In fact, when asked if he had any mentors or idols in the history of architecture, his reply was to pick up a Brancusi photograph on his desk, saying, "Actually, I tend to think more in terms of artists like this. He has had more influence on my work than most architects. In fact, someone suggested that my skyscraper that won a New York competition looked like a Brancusi sculpture. I could name Alvar Aalto from the architecture world as someone for whom I have great respect, and of course, Philip Johnson."
In 1961, Gehry moved to Paris where he worked in the office of Andre Remondet. His French education in Canada was an enormous help. During that year of living in Europe, he studied works by Le Corbusier, Balthasar Neumann, and was attracted by the French Roman churches. In 1962, he returned to Los Angeles, setting up his own firm.

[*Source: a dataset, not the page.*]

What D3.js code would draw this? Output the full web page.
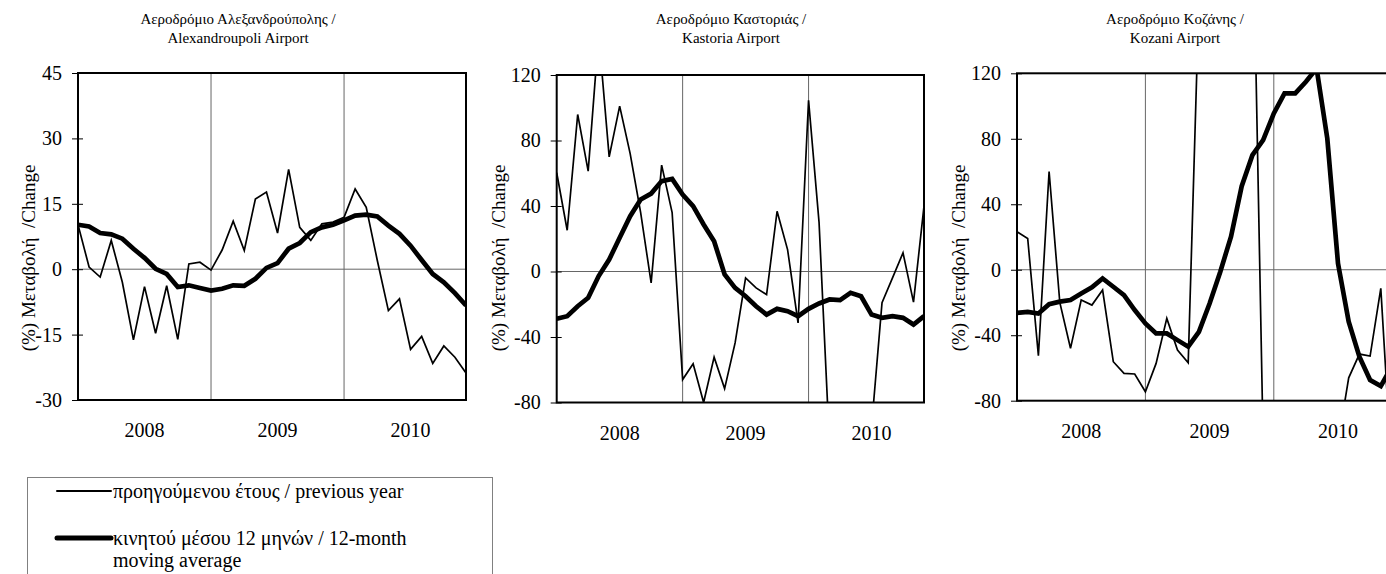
<!DOCTYPE html>
<html>
<head>
<meta charset="utf-8">
<script src="https://cdn.jsdelivr.net/npm/d3@7"></script>
<style>
body { margin: 0; background: #fff; }
svg, svg text { font-family: "Liberation Serif", "DejaVu Serif", "Noto Serif", Times, serif; fill: #000; }
</style>
</head>
<body>
<div id="chart"></div>
<script>
// months on the category axis
var months = ["2008-01","2008-02","2008-03","2008-04","2008-05","2008-06","2008-07","2008-08","2008-09","2008-10","2008-11","2008-12",
              "2009-01","2009-02","2009-03","2009-04","2009-05","2009-06","2009-07","2009-08","2009-09","2009-10","2009-11","2009-12",
              "2010-01","2010-02","2010-03","2010-04","2010-05","2010-06","2010-07","2010-08","2010-09","2010-10","2010-11","2010-12"];
var yearLabels = ["2008", "2009", "2010"];
var yearLabelMonths = ["2008-07", "2009-07", "2010-07"];
var yearGridMonths = ["2009-01", "2010-01"];

// % change vs previous year / 12-month moving average
var alexPrev = [10.2, 0.5, -1.8, 6.6, -3, -16.2, -4.0, -14.7, -3.8, -16.1, 1.2, 1.6,
                -0.2, 4.4, 11.0, 4.3, 16.1, 17.7, 8.3, 22.9, 9.6, 6.6, 10.4, 10.8,
                11.9, 18.4, 14.2, 2, -9.5, -6.8, -18.4, -15.4, -21.6, -17.6, -20.2, -23.8];
var alexAvg = [10.2, 9.8, 8.3, 8.0, 7.0, 4.7, 2.6, 0.1, -1.1, -4.1, -3.7, -4.3,
               -4.9, -4.5, -3.7, -3.8, -2.2, 0.3, 1.4, 4.7, 6.0, 8.5, 9.6, 10.2,
               11.2, 12.3, 12.5, 12.1, 10.0, 8.1, 5.4, 2.1, -1.1, -3.0, -5.5, -8.3];
var kastPrev = [60.3, 25.2, 95.9, 61.3, 145, 70, 101, 72, 36, -7, 65, 36,
                -66, -56.4, -80, -52.3, -71.5, -43.6, -3.9, -10, -14.1, 36.8, 13.4, -31.4,
                104.6, 30, -107, -110, -105, -100, -95, -19.1, -3.9, 11.4, -18.7, 39.9];
var kastAvg = [-28.9, -27.3, -21.2, -16.1, -2.8, 7.3, 20.6, 33.8, 44, 47.6, 55.2, 56.5,
               47, 39.9, 28.7, 18.5, -1.8, -10, -15.1, -21.2, -26.3, -22.8, -24.2, -27.3,
               -22.8, -19.5, -17.1, -17.5, -13, -15.1, -26.3, -28.3, -27.3, -28.3, -32.4, -27.3];
var kozPrev = [23.2, 19.1, -52.5, 60, -20, -48, -18.5, -21.6, -12.4, -56.2, -63.3, -63.7,
               -74.5, -57.2, -29.7, -49.1, -56.8, 165, 210, 230, 240, 245, 235, -104,
               -110, -115, -120, -118, -112, -108, -106, -66, -51.5, -52.7, -11.4, -121];
var kozAvg = [-26.3, -25.7, -26.7, -21.0, -19.5, -18.5, -14.5, -10.8, -5.3, -10.4, -15.5, -24.6,
              -32.8, -38.9, -38.9, -43, -47, -37.9, -20.6, -1.2, 20.2, 51, 70, 79.2,
              95.5, 107.7, 107.7, 114.8, 123, 80.2, 3.9, -31.8, -53.1, -67.4, -71.1, -59.4];

var ticksAlex = [-30, -15, 0, 15, 30, 45];
var ticksOther = [-80, -40, 0, 40, 80, 120];

var titleAlex = ["Αεροδρόμιο Αλεξανδρούπολης /", "Alexandroupoli Airport"];
var titleKast = ["Αεροδρόμιο Καστοριάς /", "Kastoria Airport"];
var titleKoz = ["Αεροδρόμιο Κοζάνης /", "Kozani Airport"];
var yTitle = "(%) Μεταβολή  /Change";
var legendLabels = [["προηγούμενου έτους / previous year"], ["κινητού μέσου 12 μηνών / 12-month", "moving average"]];

var serif = '"Liberation Serif", "DejaVu Serif", "Noto Serif", Times, serif';

var svg = d3.select('#chart')
    .append('svg')
    .attr('width', 1386)
    .attr('height', 574)
    .attr('font-family', serif);

function airportChart(id, prev, avg, ticks, title, box) {
    var width = box.width, height = box.height;

    var x = d3.scalePoint().domain(months).range([0, width]);
    var y = d3.scaleLinear().domain([ticks[0], ticks[ticks.length - 1]]).range([height, 0]);

    var g = svg.append('g')
        .attr('transform', 'translate(' + box.left + ',' + box.top + ')');

    g.append('clipPath').attr('id', 'clip-' + id)
        .append('rect').attr('width', width).attr('height', height);

    // zero line + year separators
    g.append('line')
        .attr('x1', 0).attr('x2', width)
        .attr('y1', y(0)).attr('y2', y(0))
        .attr('stroke', '#666').attr('stroke-width', 1);
    g.selectAll('.vgrid').data(yearGridMonths).enter().append('line')
        .attr('class', 'vgrid')
        .attr('x1', function(d) { return x(d); }).attr('x2', function(d) { return x(d); })
        .attr('y1', 0).attr('y2', height)
        .attr('stroke', '#666').attr('stroke-width', 1);

    var line = d3.line()
        .x(function(d, i) { return x(months[i]); })
        .y(function(d) { return y(d); });

    var lines = g.append('g').attr('clip-path', 'url(#clip-' + id + ')');
    lines.append('path').datum(prev)
        .attr('d', line).attr('fill', 'none')
        .attr('stroke', '#000').attr('stroke-width', 1.7);
    lines.append('path').datum(avg)
        .attr('d', line).attr('fill', 'none')
        .attr('stroke', '#000').attr('stroke-width', 4.7);

    g.append('rect')
        .attr('width', width).attr('height', height)
        .attr('fill', 'none').attr('stroke', '#000').attr('stroke-width', 2);

    var yAxis = d3.axisLeft(y)
        .tickValues(ticks)
        .tickSize(6)
        .tickPadding(10)
        .tickFormat(function(d) { return String(d); });
    var ax = g.append('g').call(yAxis)
        .attr('font-family', serif)
        .attr('font-size', 20);
    ax.select('.domain').remove();
    ax.selectAll('.tick line').attr('x2', -6).attr('x1', 5).attr('stroke', '#000');

    g.selectAll('.xlabel').data(yearLabels).enter().append('text')
        .attr('class', 'xlabel')
        .attr('x', function(d, i) { return x(yearLabelMonths[i]); })
        .attr('y', height + 37)
        .attr('text-anchor', 'middle')
        .attr('font-size', 20)
        .text(function(d) { return d; });

    svg.append('text')
        .attr('transform', 'translate(' + box.ytx + ',258) rotate(-90)')
        .attr('text-anchor', 'middle')
        .attr('font-size', 19)
        .style('white-space', 'pre')
        .text(yTitle);

    svg.selectAll('.title-' + id).data(title).enter().append('text')
        .attr('class', 'title-' + id)
        .attr('x', box.tx)
        .attr('y', function(d, i) { return 24 + i * 19; })
        .attr('text-anchor', 'middle')
        .attr('font-size', 15)
        .text(function(d) { return d; });
}

airportChart('alex', alexPrev, alexAvg, ticksAlex, titleAlex,
    {left: 78, top: 73, width: 388, height: 327, ytx: 35, tx: 238});
airportChart('kast', kastPrev, kastAvg, ticksOther, titleKast,
    {left: 556.7, top: 75, width: 367.3, height: 327.5, ytx: 505, tx: 731});
airportChart('koz', kozPrev, kozAvg, ticksOther, titleKoz,
    {left: 1017, top: 73.3, width: 374.5, height: 327.4, ytx: 965, tx: 1175});

// legend
var legend = svg.append('g');
legend.append('rect')
    .attr('x', 27.5).attr('y', 477.5)
    .attr('width', 465).attr('height', 130)
    .attr('fill', 'none').attr('stroke', '#808080').attr('stroke-width', 1);

var legendRows = [{y: 491, w: 2}, {y: 538, w: 5}];
legendRows.forEach(function(r, i) {
    legend.append('line')
        .attr('x1', 57).attr('x2', 111)
        .attr('y1', r.y).attr('y2', r.y)
        .attr('stroke', '#000').attr('stroke-width', r.w)
        .attr('stroke-linecap', 'round');
    legend.selectAll('.lt' + i).data(legendLabels[i]).enter().append('text')
        .attr('class', 'lt' + i)
        .attr('x', 113)
        .attr('y', function(d, j) { return r.y + 7 + j * 22; })
        .attr('font-size', 20)
        .text(function(d) { return d; });
});
</script>
</body>
</html>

A guest house he designed in 1983 for a home in Wayzata, Minnesota that had been designed by Philip Johnson in 1952 proved a challenge that critics agree Gehry met and conquered. The guest house is actually a grouping of one-room buildings that appear as a collection of sculptural pieces. There is an interesting note regarding a statement Gehry prepared for the 1980 edition of "Contemporary Architects," Gehry states, "I approach each building as a sculptural object, a spatial container, a space with light and air, a response to context and appropriateness of feeling and spirit. To this container, this sculpture, the user brings his baggage, his program, and interacts with it to accommodate his needs. If he can't do that, I've failed."